TI links water corruption to politicians
Saturday, 28 June 2008


Transparency International in a report published Thursday blamed corruption in Bangladesh's water sector partly on politicians.

"Influential persons with political links with the help of engineers and other officials get involved in corruption in irrigation, river dredging and flood prevention projects," the TI said in its Global Corruption Report 2008: Corruption in the Water Sector.

Encroachment on lakes and rivers flowing through urban areas, especially in Dhaka, was common, it said.

"Officials in Rajuk often allegedly collude with land grabbers, which is the main reason for the failure to demarcate, develop and conserve water bodies crucial for Dhaka's environment, water supply and drainage."

The report was simultaneously launched in Dhaka, Berlin and London.

The TI report said fighting corruption in the water sector was urgent to deal with climate change and increasing stress on water supply around the world.

Nearly 1.2 billion people in the world do not have guaranteed access to water and more than 2.6 billion are without adequate sanitation.

In developing countries, about 80 percent of health problems can be linked back to inadequate water and sanitation.

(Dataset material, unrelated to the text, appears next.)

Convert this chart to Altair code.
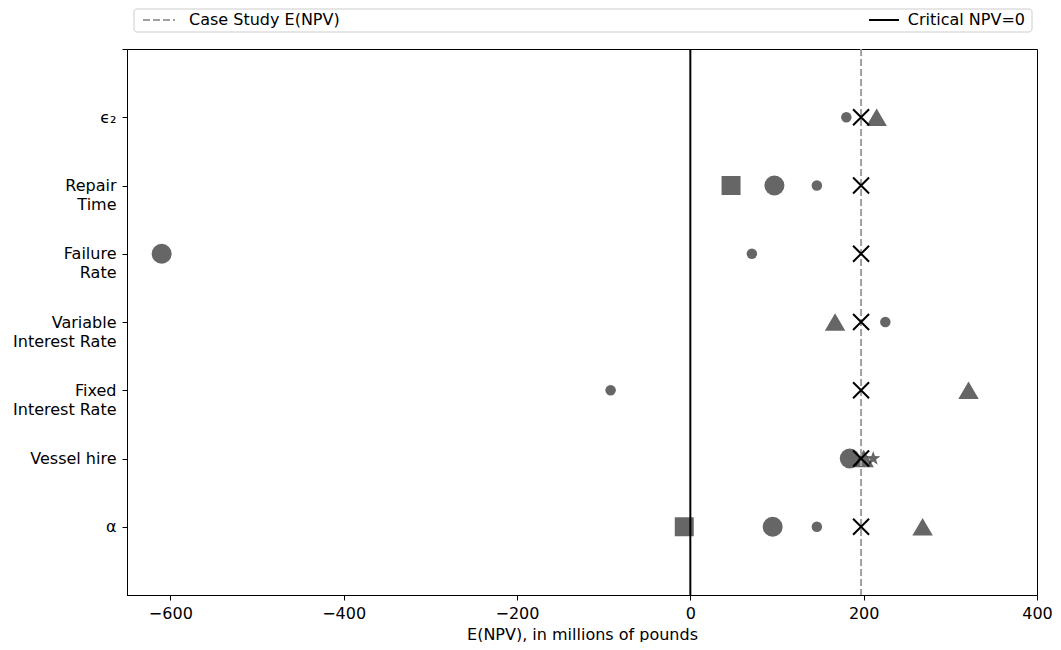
import json
import math
import altair as alt
import pandas as pd

# ---------------- data ----------------
categories = ["α", "Vessel hire", "Fixed\nInterest Rate", "Variable\nInterest Rate",
              "Failure\nRate", "Repair\nTime", "ϵ₂"]

large_circle_cat = ["α", "Vessel hire", "Failure\nRate", "Repair\nTime"]
large_circle_val = [95, 184, -610, 97]

small_circle_cat = ["α", "Fixed\nInterest Rate", "Variable\nInterest Rate", "Failure\nRate", "Repair\nTime", "ϵ₂"]
small_circle_val = [146, -92, 225, 71, 146, 180]

square_cat = ["α", "Repair\nTime"]
square_val = [-7, 47]

triangle_cat = ["α", "Vessel hire", "Fixed\nInterest Rate", "Variable\nInterest Rate", "ϵ₂"]
triangle_val = [268, 200, 321, 167, 215]

star_cat = ["Vessel hire"]
star_val = [211]

case_study_npv = 197
critical_npv = 0

x_ticks = [-600, -400, -200, 0, 200, 400]
x_domain = [-650, 400]

FS = 16
W = 910

# ---------------- helpers ----------------
idx = {c: i for i, c in enumerate(categories)}


def frame(cats, vals):
    return pd.DataFrame({"cat": [idx[c] for c in cats], "val": vals})


x_enc = alt.X("val:Q", scale=alt.Scale(domain=x_domain, nice=False, zero=False),
              axis=alt.Axis(values=x_ticks, title="E(NPV), in millions of pounds",
                            labelPadding=5, titlePadding=5))
y_enc = alt.Y("cat:Q", scale=alt.Scale(domain=[-1, len(categories)], nice=False, zero=False),
              axis=alt.Axis(values=list(range(len(categories) + 1)), title=None, labelPadding=6,
                            labelExpr="datum.value >= 0 && datum.value < %d ? %s[datum.value] : ''" % (
                                len(categories),
                                json.dumps([c.split("\n") for c in categories], ensure_ascii=False))))

GREY = "#000000"
OP = 0.6


def pts(df, shape, size):
    return alt.Chart(df).mark_point(shape=shape, size=size, filled=True, color=GREY,
                                    opacity=OP, strokeWidth=0).encode(x=x_enc, y=y_enc)


# star path in [-1,1]
star_pts = []
for k in range(10):
    r = 1.0 if k % 2 == 0 else 0.4
    a = -math.pi / 2 + k * math.pi / 5
    star_pts.append((r * math.cos(a), r * math.sin(a)))
star_path = "M" + "L".join("%.3f,%.3f" % p for p in star_pts) + "Z"
x_path = "M-1,-1L1,1M-1,1L1,-1"

layers = [
    pts(frame(large_circle_cat, large_circle_val), "circle", 400),
    pts(frame(small_circle_cat, small_circle_val), "circle", 110),
    pts(frame(square_cat, square_val), "square", 361),
    pts(frame(triangle_cat, triangle_val), "triangle-up", 420),
    pts(frame(star_cat, star_val), star_path, 230),
]

rule_df = pd.DataFrame({"val": [case_study_npv, critical_npv],
                        "kind": ["Case Study E(NPV)", "Critical NPV=0"]})
case_rule = alt.Chart(rule_df[rule_df.kind == "Case Study E(NPV)"]).mark_rule(
    color="#a0a0a0", strokeWidth=2, strokeDash=[7, 3]).encode(x=x_enc)
zero_rule = alt.Chart(rule_df[rule_df.kind == "Critical NPV=0"]).mark_rule(
    color="black", strokeWidth=2).encode(x=x_enc)

x_marks = alt.Chart(frame(categories, [case_study_npv] * len(categories))).mark_point(
    shape=x_path, size=256, filled=False, color="black", strokeWidth=2, opacity=1).encode(x=x_enc, y=y_enc)

# legend drawn above the plot (matplotlib-style expanded legend)
one = alt.InlineData(values=[{"k": 1}])
LY = -29
leg_box = alt.Chart(one).mark_rect(fill="white", stroke="#cccccc", strokeWidth=1, cornerRadius=3).encode(
    x=alt.value(7), x2=alt.value(W - 5), y=alt.value(-40), y2=alt.value(-17))
leg_dash = alt.Chart(one).mark_rule(color="#a0a0a0", strokeWidth=2, strokeDash=[7, 3]).encode(
    x=alt.value(16), x2=alt.value(48), y=alt.value(LY))
leg_t1 = alt.Chart(one).mark_text(align="left", baseline="middle", fontSize=FS, font="DejaVu Sans",
                                  color="black").encode(x=alt.value(62), y=alt.value(LY),
                                                         text=alt.value(rule_df.kind[0]))
leg_line = alt.Chart(one).mark_rule(color="black", strokeWidth=2).encode(
    x=alt.value(W - 168), x2=alt.value(W - 138), y=alt.value(LY))
leg_t2 = alt.Chart(one).mark_text(align="right", baseline="middle", fontSize=FS, font="DejaVu Sans",
                                  color="black").encode(x=alt.value(W - 12), y=alt.value(LY),
                                                         text=alt.value(rule_df.kind[1]))

chart = alt.layer(*layers, zero_rule, case_rule, x_marks,
                  leg_box, leg_dash, leg_t1, leg_line, leg_t2).properties(
    width=W, height=546,
    autosize=alt.AutoSizeParams(type="none"),
    padding={"left": 119, "top": 41, "right": 16, "bottom": 47},
).configure_view(stroke="black", strokeWidth=1).configure_axis(
    grid=False, domainColor="black", tickColor="black", tickSize=5, labelColor="black",
    labelFont="DejaVu Sans", labelFontSize=FS, titleFont="DejaVu Sans", titleFontSize=FS,
    titleFontWeight="normal", titleColor="black", labelPadding=3, titlePadding=3,
    labelLineHeight=19, labelFlush=False, labelOverlap=False,
)

chart.save("out.html", embed_options={"renderer": "svg", "actions": False})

At the report launch ceremony in CIRDAP auditorium in Dhaka, Professor Muzaffer Ahmad, chairman of the TIB's board of trustees, said local government, public works, land, shipping, industry, agriculture and water resources ministries were involved in corruption relating to water.

Up to 50 percent of the money allocated for the water sector goes in systems losses, he said.

Ahmad said there were 1,300 rivers in the country, but only 107 rivers are available in dry season. "Rivers are dying due to mismanagement."

Bangladesh has 54 cross-border rivers, but there is only one river agreement on Padma waters.

Ahmad said the government policy over the cross-border rivers was not clear. He suggested an agreement be signed with India, Nepal, Bhutan and China over river management.

TI Global Corruption Report 2008 argues that the crisis of water is a crisis of water governance, with corruption as one of the root causes.

According to the report, the need to adapt to climate change made the water sector more vulnerable to corruption.

"In developing countries, corruption is estimated to raise prices for connecting a household to a water network by as much as 30 percent. This inflates the overall costs for achieving the MDGs for water and sanitation by ore than $48 billion," the report said.